§ Exercise directions:
Include the line containing "height = 542;" and all lines before it, repeated exactly from the listing below, without pictures.

§ Dataset excerpt:
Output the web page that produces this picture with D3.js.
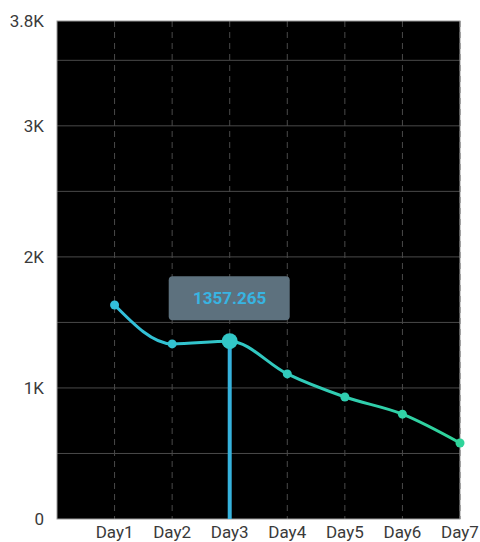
<!DOCTYPE html>
<html>
<head>
<meta charset="utf-8">
<script src="https://cdn.jsdelivr.net/npm/d3@7"></script>
<style>
  body { margin: 0; background: #fff; }
  text { font-family: Roboto, "Noto Sans", sans-serif; }
</style>
</head>
<body>
<div id="vizcontainer"></div>
<script>
const width = 480,
  height = 542;

const days = ['Day1', 'Day2', 'Day3', 'Day4', 'Day5', 'Day6', 'Day7'];
const values = [1633, 1336, 1357.265, 1107, 931, 800, 580];
const yTicks = [0, 1000, 2000, 3000, 3800];
const yTickLabels = ['0', '1K', '2K', '3K', '3.8K'];
const gridTicks = [500, 1000, 1500, 2000, 2500, 3000, 3500];
const selected = 2; // Day3

const plotLeft = 57, plotRight = 460, plotTop = 21, plotBottom = 519;

const x = d3.scaleLinear().domain([0, days.length]).range([plotLeft, plotRight]);
const y = d3.scaleLinear().domain([0, 3800]).range([plotBottom, plotTop]);

const data = days.map((d, i) => ({ day: d, i: i + 1, v: values[i] }));

let viz = d3.select('#vizcontainer')
  .append('svg')
  .attr('width', width)
  .attr('height', height);

const defs = viz.append('defs');
const grad = defs.append('linearGradient')
  .attr('id', 'lineGrad')
  .attr('gradientUnits', 'userSpaceOnUse')
  .attr('x1', x(1)).attr('x2', x(7))
  .attr('y1', 0).attr('y2', 0);
grad.append('stop').attr('offset', '0%').attr('stop-color', '#33bfdc');
grad.append('stop').attr('offset', '100%').attr('stop-color', '#2fd49a');

// plot background
viz.append('rect')
  .attr('x', plotLeft).attr('y', plotTop)
  .attr('width', plotRight - plotLeft).attr('height', plotBottom - plotTop)
  .attr('fill', '#000');

// horizontal grid
viz.append('g')
  .selectAll('line')
  .data(gridTicks)
  .join('line')
  .attr('x1', plotLeft).attr('x2', plotRight)
  .attr('y1', d => y(d)).attr('y2', d => y(d))
  .attr('stroke', '#4a4a4a')
  .attr('stroke-width', 1);

// vertical dashed grid
viz.append('g')
  .selectAll('line')
  .data(data)
  .join('line')
  .attr('x1', d => x(d.i)).attr('x2', d => x(d.i))
  .attr('y1', plotTop).attr('y2', plotBottom)
  .attr('stroke', '#4a4a4a')
  .attr('stroke-width', 1)
  .attr('stroke-dasharray', '6,5');

// border
viz.append('rect')
  .attr('x', plotLeft).attr('y', plotTop)
  .attr('width', plotRight - plotLeft).attr('height', plotBottom - plotTop)
  .attr('fill', 'none')
  .attr('stroke', '#9a9a9a')
  .attr('stroke-width', 1);

// y labels
viz.append('g')
  .selectAll('text')
  .data(yTicks)
  .join('text')
  .attr('x', 44)
  .attr('y', d => y(d))
  .attr('dy', '0.35em')
  .attr('text-anchor', 'end')
  .attr('font-size', 17)
  .attr('fill', '#3a3a3a')
  .text((d, i) => yTickLabels[i]);

// x labels
viz.append('g')
  .selectAll('text')
  .data(data)
  .join('text')
  .attr('x', d => x(d.i))
  .attr('y', 538)
  .attr('text-anchor', 'middle')
  .attr('font-size', 17)
  .attr('fill', '#3a3a3a')
  .text(d => d.day);

// selection line
const sel = data[selected];
viz.append('line')
  .attr('x1', x(sel.i)).attr('x2', x(sel.i))
  .attr('y1', y(sel.v)).attr('y2', plotBottom)
  .attr('stroke', '#36b2dc')
  .attr('stroke-width', 4);

// series line
const line = d3.line()
  .x(d => x(d.i))
  .y(d => y(d.v))
  .curve(d3.curveMonotoneX);

viz.append('path')
  .datum(data)
  .attr('d', line)
  .attr('fill', 'none')
  .attr('stroke', 'url(#lineGrad)')
  .attr('stroke-width', 3);

const color = d3.interpolateRgb('#33bfdc', '#2fd49a');

viz.append('g')
  .selectAll('circle')
  .data(data)
  .join('circle')
  .attr('cx', d => x(d.i))
  .attr('cy', d => y(d.v))
  .attr('r', d => d.i - 1 === selected ? 8 : 4.5)
  .attr('fill', d => color((d.i - 1) / 6));

// tooltip
const tip = viz.append('g')
  .attr('transform', `translate(${x(sel.i)},${y(sel.v) - 43})`);
tip.append('rect')
  .attr('x', -61).attr('y', -22)
  .attr('width', 121).attr('height', 44)
  .attr('rx', 4)
  .attr('fill', '#5d717e');
tip.append('text')
  .attr('text-anchor', 'middle')
  .attr('dy', '0.35em')
  .attr('font-size', 17)
  .attr('font-weight', 'bold')
  .attr('fill', '#38b4e2')
  .text(sel.v);
</script>
</body>
</html>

§ Worked answer:
Output the web page that produces this picture with D3.js.
<!DOCTYPE html>
<html>
<head>
<meta charset="utf-8">
<script src="https://cdn.jsdelivr.net/npm/d3@7"></script>
<style>
  body { margin: 0; background: #fff; }
  text { font-family: Roboto, "Noto Sans", sans-serif; }
</style>
</head>
<body>
<div id="vizcontainer"></div>
<script>
const width = 480,
  height = 542;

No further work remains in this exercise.